Nagging questions about New Frontier Bank

New Frontier Bank made the front page of yesterday’s Wall Street Journal with an article titled “Town’s Friendly Bank Left Nasty Mess.” 

What is left out of the article is just how bad the economic impact will be.  Good and bad loans will be packaged and sold for pennies on the dollar to large investment firms or hedge funds.  According to the FDIC, the terms of the original loan remain in place unless borrowers are as little as one day late on one payment. That note may get called in.  Can’t pay? Tough.  You aren’t negotiating with your local banker anymore.   Loan managers may begin foreclosure and sell off the assets.  From what I understand sale of bundled loans will begin later this summer.  We will begin to see the fallout by the end of 2009.  So much for our late year recovery.

Denver gets our water. We get  property devaluations, dried up farm land, double digit unemployment and a depressed tax base.  Despite how bleak that picture looks, we will recover.  It may take 3 to 5 years but we will recover.

Something to keep in mind, bank regulators audited NFB loans every six months and never found a problem with them until the end of 2007 when the economy was headed south.   NFB complied with new regulations but the economy continued to tank. 

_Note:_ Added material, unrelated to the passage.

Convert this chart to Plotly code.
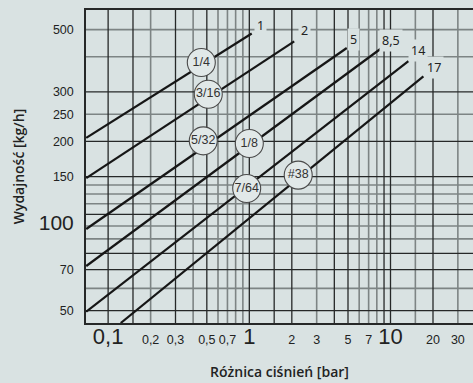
import math
import plotly.graph_objects as go

BG = "#d9e2e2"

# ---- data ----
series_names = ["1", "2", "5", "8,5", "14", "17"]
line_x0 = [0.07, 0.07, 0.07, 0.07, 0.07, 0.1228]
line_y0 = [206, 148, 97.6, 72.1, 49.6, 45.2]
line_x1 = [1.04, 2.08, 4.9, 8.66, 13.4, 17.1]
line_y1 = [484, 454, 430, 430, 386, 341]

end_label_x = [1.204, 2.44, 5.45, 10.08, 15.7, 20.4]
end_label_y = [518, 497, 462, 458, 420, 368]

nozzle_names = ["1/4", "3/16", "5/32", "1/8", "7/64", "#38"]
nozzle_x = [0.457, 0.512, 0.472, 1.0, 0.958, 2.22]
nozzle_y = [382, 294.5, 201, 196.7, 136.1, 151.8]

x_tick_vals = [0.1, 0.2, 0.3, 0.5, 0.7, 1, 2, 3, 5, 7, 10, 20, 30]
x_tick_text = ["0,1", "0,2", "0,3", "0,5", "0,7", "1", "2", "3", "5", "7", "10", "20", "30"]
x_big = ["0,1", "1", "10"]
y_tick_vals = [50, 70, 100, 150, 200, 250, 300, 500]
y_tick_text = ["50", "70", "100", "150", "200", "250", "300", "500"]
y_big = ["100"]

x_grid_dark = [0.1, 0.15, 0.3, 0.5, 1, 1.5, 2, 4, 5, 9, 10, 20]
x_grid_gray = [0.2, 0.4, 0.6, 0.7, 0.8, 0.9, 3, 6, 7, 8, 15, 30]
y_grid_dark = [50, 70, 80, 110, 150, 200, 300]
y_grid_gray = [60, 90, 100, 120, 130, 140, 250, 400, 500]

X_RANGE = [0.0697, 38.4]
Y_RANGE = [45.2, 587]

fig = go.Figure()

def vlines(vals):
    xs, ys = [], []
    for v in vals:
        xs += [v, v, None]
        ys += [Y_RANGE[0], Y_RANGE[1], None]
    return xs, ys

def hlines(vals):
    xs, ys = [], []
    for v in vals:
        xs += [X_RANGE[0], X_RANGE[1], None]
        ys += [v, v, None]
    return xs, ys

for vals, fn, col, w in [
    (x_grid_gray, vlines, "#7d8484", 1.6),
    (y_grid_gray, hlines, "#7d8484", 1.6),
    (x_grid_dark, vlines, "#262828", 1.3),
    (y_grid_dark, hlines, "#262828", 1.3),
]:
    xs, ys = fn(vals)
    fig.add_trace(go.Scatter(x=xs, y=ys, mode="lines",
                             line=dict(color=col, width=w),
                             hoverinfo="skip", showlegend=False))

for i, name in enumerate(series_names):
    fig.add_trace(go.Scatter(x=[line_x0[i], line_x1[i]], y=[line_y0[i], line_y1[i]],
                             mode="lines", name=name,
                             line=dict(color="#161616", width=2.2),
                             showlegend=False))

fig.add_trace(go.Scatter(x=nozzle_x, y=nozzle_y, mode="markers+text",
                         text=nozzle_names, textposition="middle center",
                         textfont=dict(family="Liberation Sans Narrow, Arial Narrow, Liberation Sans, sans-serif",
                                       size=12.5, color="#333333"),
                         marker=dict(size=28, color="#e1e8e8",
                                     line=dict(color="#4a4a4a", width=1.1)),
                         showlegend=False, cliponaxis=False))

for i, name in enumerate(series_names):
    fig.add_annotation(x=math.log10(end_label_x[i]), y=math.log10(end_label_y[i]),
                       xref="x", yref="y", text=name, showarrow=False,
                       font=dict(family="Noto Sans, sans-serif", size=12.5, color="#222222"),
                       bgcolor=BG, borderpad=2)

def tick_labels(texts, big, big_size):
    out = []
    for t in texts:
        if t in big:
            out.append('<span style="font-size:%dpx">%s</span>' % (big_size, t))
        else:
            out.append(t)
    return out

fig.update_xaxes(type="log", range=[math.log10(X_RANGE[0]), math.log10(X_RANGE[1])],
                 tickvals=x_tick_vals, ticktext=tick_labels(x_tick_text, x_big, 22),
                 tickfont=dict(family="Liberation Sans Narrow, Arial Narrow, Liberation Sans, sans-serif",
                               size=12.5, color="#222222"),
                 tickangle=0, automargin=False,
                 showgrid=False, zeroline=False, ticks="", ticklabelstandoff=4,
                 showline=True, linecolor="#262828", linewidth=1.5, mirror=True,
                 title=dict(text="Różnica ciśnień [bar]", standoff=19,
                            font=dict(family="Open Sans, sans-serif", size=14,
                                      weight=600, color="#222222")))
fig.update_yaxes(type="log", range=[math.log10(Y_RANGE[0]), math.log10(Y_RANGE[1])],
                 tickvals=y_tick_vals, ticktext=tick_labels(y_tick_text, y_big, 21),
                 tickfont=dict(family="Liberation Sans Narrow, Arial Narrow, Liberation Sans, sans-serif",
                               size=12.5, color="#222222"),
                 automargin=False,
                 showgrid=False, zeroline=False, ticks="", ticklabelstandoff=8,
                 showline=True, linecolor="#262828", linewidth=1.5, mirror=False,
                 title=dict(text="Wydajność [kg/h]", standoff=11,
                            font=dict(family="Open Sans, sans-serif", size=14,
                                      weight=600, color="#222222")))

fig.update_layout(width=473, height=383, margin=dict(l=86, r=0, t=10, b=60),
                  paper_bgcolor=BG, plot_bgcolor=BG, showlegend=False)

fig.write_html("out.html", config={"displayModeBar": False},
               post_script="document.body.style.margin='0';document.body.style.background='%s';" % BG)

According to bank insiders, at the end of 2008 NFB applied for $42 million in TARP funds but Governor Bill Ritter would not sign a letter of recommendation so FDIC Chair Shelia Bair wouldn’t approve the request.  A request to Ken Salazar to intervene got little response during last fall’s busy campaign season. 

Also according to those involved in negotiations, the FDIC nixed a plan that would have brought in much needed capital from an investment group out of Boulder.  News reports say that the deal “fell through” but some of parties involved insist that is not the case claiming the FDIC targeted NFB for closure.

Question number one: If NFB had been approved for the TARP funds, would that have improved the bank’s balance sheet enough to weather the current recession?  In other words, would $42 million in taxpayer dollars have saved the $670 million that it now is costing to fix the mess? 

Question number two: If the FDIC hadn’t stopped the sale of NFB to the Boulder group, would NFB have been able to survive — saving taxpayers millions and Northern Colorado from the pending economic devastation.

I do not support bailouts.   The worst thing about them, is that the government gets to pick winners and losers.  Clearly, Northern Colorado has been tagged a loser.   It’s also clear that those in charge underestimated the pain of closing NFB versus keeping it afloat with TARP money.  We are in uncharted waters.  In my opinion, neither the FDIC, Governor Ritter (he signed the closure order), nor our congressional delegation (Congresswoman Markey and Senators Benett and Udall) ever grasped the magnitude of the situation.  The economic multiplier effect will be in the billions of dollars.  This is our economic tsunami.  

The collapse of NFB will be the biggest issue in Northern Colorado (especially the 4th CD) of the 2010 election.

For those who want to skewer NFB management, I understand your anger but I don’t want to use them as a poster child for why the FDIC should shutter all community banks.  NFB isn’t the only one (and there will be more).  Community banks are imperative to economic growth in small communities that don’t have connections to national financial institutions.  I think this quote from Windsor Mayor John Vazquez sums it up perfectly, ”At community banks it’s not all about performance and projections…It’s about belief in the individual, the guy you sit next to in church.”